When I create a system, I have to build those same kinds of
abstractions, reliable pieces that I can trust. When I later create
code that depends on those libraries, I test that code, I do not test
the library.
But unlike foundational code like libc, I can't put years of effort
into building my abstractions. I have deadlines, and anyway I don't
actually want to work on a single project for years at a time, all
the way through to some time-based maturity, suffering through an
unreliable interim and using QA departments and other systems that
require bureaucracy.
Unit testing is in this way circular. Unit testing allows me to bring
something to maturity faster, to practically will it to maturity.

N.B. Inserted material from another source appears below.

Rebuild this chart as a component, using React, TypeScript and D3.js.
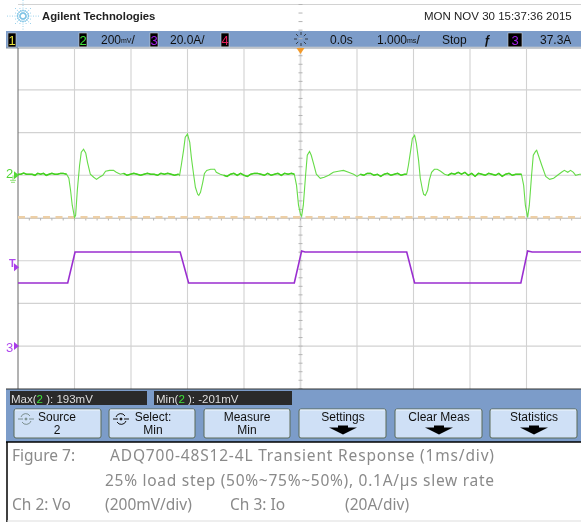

Along the way I have to make compromises -- I have to keep my code
decoupled, and I have to write for testability. But I make those
compromises because they allow me to move beyond my code, to build
up things that don't need to be constantly revisited and retested
according to context.
This is circular, because only with this foundation can I move to
testing higher-level code in "isolation". Because of the Stable
Dependencies Principle, I can't build something reliable and mature
on top of something that is unreliable and immature. I can only make
my code "isolated" if I have real trust that my underlying code is
well defined and functional, that I can ignore it the way I ignore
libc and the virtual machine. And I can only do that with unit tests.